Friday, July 29, 2016

Git: Let's back it up

Say you are developing a new feature and you realize after few commits that you went off to a way different route that you suppose to and you need to back it up few commits and start over... this definitely would be a cleaner way vs trying to remove what was done manually. How to do it though?

Check out what you want and get rid of all that code...

git reset --hard 0d3b7ac32

Then you would push it up

git push origin +master
 
 
Pretty simple once you know it.

Thursday, July 28, 2016

Running rails server... iptables and binds...

Say you want to run your rail server... you type in the command and your rails application is up and running on localhost:3000

Great.

Now you want to access this server from other machine and suddenly you can't seem to access it? Proxy? Firewall?

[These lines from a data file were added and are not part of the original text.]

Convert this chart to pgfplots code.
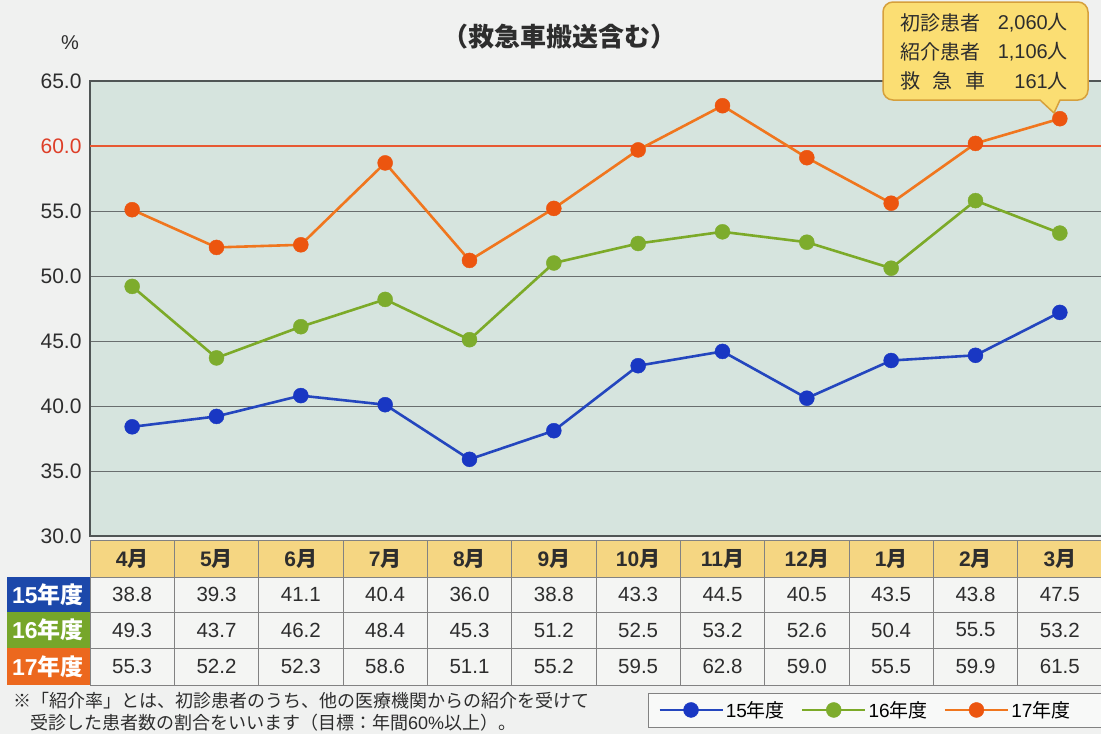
\documentclass[border=0pt]{standalone}
\usepackage{pgfplots}
\pgfplotsset{compat=1.18}
\usepackage{fontspec}
\setmainfont{Liberation Sans}
\newfontfamily\cjk{Noto Sans CJK JP}
\definecolor{pagebg}{RGB}{240,241,240}
\definecolor{plotbg}{RGB}{214,228,222}
\definecolor{frame}{RGB}{80,85,85}
\definecolor{gridc}{RGB}{105,110,110}
\definecolor{redl}{RGB}{232,88,50}
\definecolor{redt}{RGB}{222,62,40}
\definecolor{bl}{RGB}{36,70,190}
\definecolor{blm}{RGB}{25,55,195}
\definecolor{gr}{RGB}{124,170,40}
\definecolor{grm}{RGB}{125,172,45}
\definecolor{orl}{RGB}{240,118,30}
\definecolor{orm}{RGB}{236,85,15}
\definecolor{hdr}{RGB}{245,214,130}
\definecolor{cell}{RGB}{244,245,243}
\definecolor{cellb}{RGB}{130,130,130}
\definecolor{lab1}{RGB}{28,72,170}
\definecolor{lab2}{RGB}{118,166,42}
\definecolor{lab3}{RGB}{236,104,30}
\definecolor{callf}{RGB}{251,222,115}
\definecolor{calld}{RGB}{214,160,60}
\definecolor{txt}{RGB}{45,45,45}
\begin{document}
\begin{tikzpicture}
\fill[pagebg] (0pt,0pt) rectangle (1101pt,-734pt);
\begin{scope}
\clip (0pt,0pt) rectangle (1101pt,-734pt);
\begin{axis}[
  at={(90pt,-536pt)}, anchor=south west,
  scale only axis, width=1012pt, height=455pt,
  xmin=-0.5, xmax=11.5, ymin=30, ymax=65,
  xtick=\empty,
  ytick={30,35,40,45,50,55,60,65},
  yticklabels={30.0,35.0,40.0,45.0,50.0,55.0,\textcolor{redt}{60.0},65.0},
  yticklabel style={font=\fontsize{21}{21}\selectfont, text=txt, xshift=-5pt},
  major tick length=0pt,
  ymajorgrids, grid style={gridc, line width=0.8pt},
  axis line style={frame, line width=1.3pt},
  axis background/.style={fill=plotbg},
  legend columns=3,
  legend style={at={(axis description cs:0.5514,-0.345)}, anchor=north west,
    draw=cellb, fill=white!55!pagebg, font=\fontsize{19}{19}\selectfont,
    inner xsep=10pt, inner ysep=6pt,
    /tikz/every even column/.append style={column sep=14pt}},
  legend image code/.code={\draw[mark repeat=2,mark phase=2,#1] plot coordinates {(0pt,0pt)(31.5pt,0pt)(63pt,0pt)};},
]
\addplot[redl, line width=1.6pt, forget plot] coordinates {(-0.5,60) (11.5,60)};
\addplot[bl, line width=2.6pt, mark=*, mark size=7.5pt, mark options={solid, fill=blm, draw=blm, line width=0.4pt}]
  coordinates {(0,38.4) (1,39.2) (2,40.8) (3,40.1) (4,35.9) (5,38.1) (6,43.1) (7,44.2) (8,40.6) (9,43.5) (10,43.9) (11,47.2)};
\addlegendentry{15{\cjk 年度}}
\addplot[gr, line width=2.6pt, mark=*, mark size=7.5pt, mark options={solid, fill=grm, draw=grm, line width=0.4pt}]
  coordinates {(0,49.2) (1,43.7) (2,46.1) (3,48.2) (4,45.1) (5,51.0) (6,52.5) (7,53.4) (8,52.6) (9,50.6) (10,55.8) (11,53.3)};
\addlegendentry{16{\cjk 年度}}
\addplot[orl, line width=2.6pt, mark=*, mark size=7.5pt, mark options={solid, fill=orm, draw=orm, line width=0.4pt}]
  coordinates {(0,55.1) (1,52.2) (2,52.4) (3,58.7) (4,51.2) (5,55.2) (6,59.7) (7,63.1) (8,59.1) (9,55.6) (10,60.2) (11,62.1)};
\addlegendentry{17{\cjk 年度}\hspace*{30pt}}
\end{axis}
\begin{scope}[x=1pt,y=-1pt]
  % title and unit
  \node[text=txt, font=\fontsize{26}{26}\selectfont\cjk\bfseries] at (559,37) {（救急車搬送含む）};
  \node[text=txt, font=\fontsize{20}{20}\selectfont] at (70,43) {\%};
  % table
  \fill[hdr] (90,540) rectangle (1102,577);
  \fill[cell] (90,577) rectangle (1102,685);
  \foreach \r in {540,577,612,648,685} \draw[cellb, line width=0.8pt] (90,\r) -- (1102,\r);
  \foreach \i in {0,...,12} \draw[cellb, line width=0.8pt] ({90+84.333*\i},540) -- ({90+84.333*\i},685);
  \foreach \m [count=\i from 0] in {4,5,6,7,8,9,10,11,12,1,2,3}
    \node[text=txt, font=\fontsize{21}{21}\selectfont\bfseries] at ({132.17+84.333*\i},558.5) {\m{\cjk\bfseries 月}};
  \fill[lab1] (7,577) rectangle (90,612);
  \fill[lab2] (7,612) rectangle (90,648);
  \fill[lab3] (7,648) rectangle (90,685);
  \node[text=white, font=\fontsize{23}{23}\selectfont\bfseries] at (48,594.5) {15{\cjk\bfseries 年度}};
  \node[text=white, font=\fontsize{23}{23}\selectfont\bfseries] at (48,630) {16{\cjk\bfseries 年度}};
  \node[text=white, font=\fontsize{23}{23}\selectfont\bfseries] at (48,666.5) {17{\cjk\bfseries 年度}};
  \foreach \v [count=\i from 0] in {38.8,39.3,41.1,40.4,36.0,38.8,43.3,44.5,40.5,43.5,43.8,47.5}
    \node[text=txt, font=\fontsize{20.5}{20.5}\selectfont] at ({132.17+84.333*\i},594.5) {\v};
  \foreach \v [count=\i from 0] in {49.3,43.7,46.2,48.4,45.3,51.2,52.5,53.2,52.6,50.4,55.5,53.2}
    \node[text=txt, font=\fontsize{20.5}{20.5}\selectfont] at ({132.17+84.333*\i},630) {\v};
  \foreach \v [count=\i from 0] in {55.3,52.2,52.3,58.6,51.1,55.2,59.5,62.8,59.0,55.5,59.9,61.5}
    \node[text=txt, font=\fontsize{20.5}{20.5}\selectfont] at ({132.17+84.333*\i},666.5) {\v};
  % callout
  \draw[fill=callf, draw=calld, line width=1.5pt, line join=round]
    (883,50) [rounded corners=10pt] -- (883,2) -- (1088,2) -- (1088,100) [sharp corners] -- (1060,100) -- (1054,113) -- (1040,100) [rounded corners=10pt] -- (883,100) -- cycle;
  \begin{scope}[every node/.style={text=txt, font=\fontsize{20}{20}\selectfont, inner sep=0pt}]
    \node[anchor=west] at (900,23) {\cjk 初診患者};
    \node[anchor=west] at (900,52) {\cjk 紹介患者};
    \node[anchor=west] at (900,81) {\makebox[85pt][s]{\cjk 救\hfill 急\hfill 車}};
    \node[anchor=east] at (1068,23) {2,060{\cjk 人}};
    \node[anchor=east] at (1068,52) {1,106{\cjk 人}};
    \node[anchor=east] at (1068,81) {161{\cjk 人}};
  \end{scope}
  % footnote
  \node[anchor=west, inner sep=0pt, text=txt, font=\fontsize{18}{18}\selectfont] at (13,701) {\cjk ※「紹介率」とは、初診患者のうち、他の医療機関からの紹介を受けて};
  \node[anchor=west, inner sep=0pt, text=txt, font=\fontsize{18}{18}\selectfont] at (30,723) {{\cjk 受診した患者数の割合をいいます（目標：年間}60\%{\cjk 以上）。}};
\end{scope}
\end{scope}
\pgfresetboundingbox
\path[use as bounding box] (0pt,0pt) rectangle (1101pt,-734pt);
\end{tikzpicture}
\end{document}
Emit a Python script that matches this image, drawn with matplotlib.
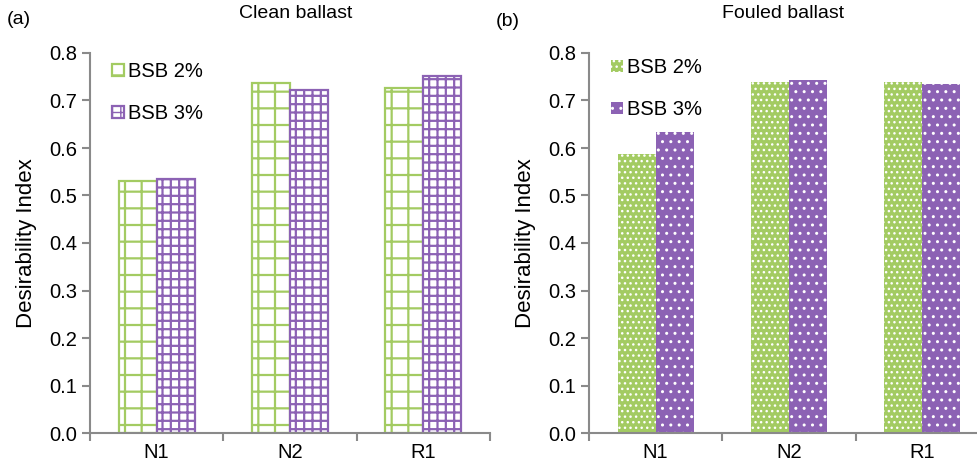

Well, first things first: iptables. Make sure to add port 3000 to the list

Either edit iptables directly or just add to it. The choice is yours

Option 1:
sudo vi /etc/sysconfig/iptables

Option 2:
sudo iptables -I INPUT -p tcp --dport 3000 -j ACCEPT 
sudo service iptables save 
 
Now... when you start the server, by default it would bind to 127.0.0.1 address which is not accessing to the outside. Instead, you need to specify eth0 address that is externally accessible, like so

rails server -b <ip of eth0 - using ifconfig to find out what it is>

Hope this helps someone since i personally got stuck trying to figure out why my iptables were not allowing port 3000 to be seen when I had bind issues all along :)

Tuesday, July 26, 2016

Ruby on Rails: Bundle Install vs Update

Both can install gems that are specified in Gemfile, however bundle update would also update the gems to the latest version, if no version is specified in Gemfile, or will update it to the latest patch version (i.e. ~> 1.2.3 will update to the newest version of 1.2.x, it might be 1.2.4, 1.2.5, etc)

Bundle install on the other hand, would install the latest patch version of the gem if the gem is missing from the Gemfile, but won't do anything if it is already present.

So... bundle update might surprise you if something changed between patch version or make the gem incompatible with some other gem, hence caution must be taken with bundle install command.

And as a best practice, always specify versions in the Gemfile!

Monday, July 11, 2016

Value of print statements while debugging.

While I always smirk at System.out.println("Got here somehow..."); statements... there is some value to print statements in general.

Now... you should never ever use System.out print statements. They are easy to forget in your code and make others laugh at your print statements that sometimes have great level of profanity in them. The most proper way is to you one of the logging frameworks that would allow you great level of control (display all levels of logging including debug on development environment, while only displaying error level messages on production).

Personally, I favor stepping through my code via a debugger to see what's going on.

So when do I use print statements to debug? Counters...

While stepping through your code one by one might one on a single run, what do you do when you need to process thousands records? Are you going to do it manually? Think not.

The way to work with print lines here is to print out certain message, for example

"Retrieved record from database"
"Cleaned raw record"
"Record passed through process A"
"Exception occurred while processing A logic"
"Record passed through process B"
"Exception occurred while processing B logic" 
"Finished"

now, when your process finished running, you will have quiet of few of there records... Yes, you could have tried to declare global variable to give you number of results for each... but what if you are running multiprocessing program, what if <insert some type of complication here>. To make things easier, take generated records in the log and use good old grep command to count number of instances of that particular phrase in the log file.

This way you can generate statistics of
"Retrieved record from database" 1000
"Cleaned raw record" 1000
"Record passed through process A" 820
"Exception occurred while processing A logic" 180
"Record passed through process B" 620
"Exception occurred while processing B logic"  200
"Finished" 620

Now it is easy to see how much records you loose and where and now you can pint point the problem and get a bigger magnifying glass to the trouble spot and you did not have to run it through 1,000 times yourself by hand.

Hope this simple example showed the value of print statements and provided you with another way to troubleshoot your code!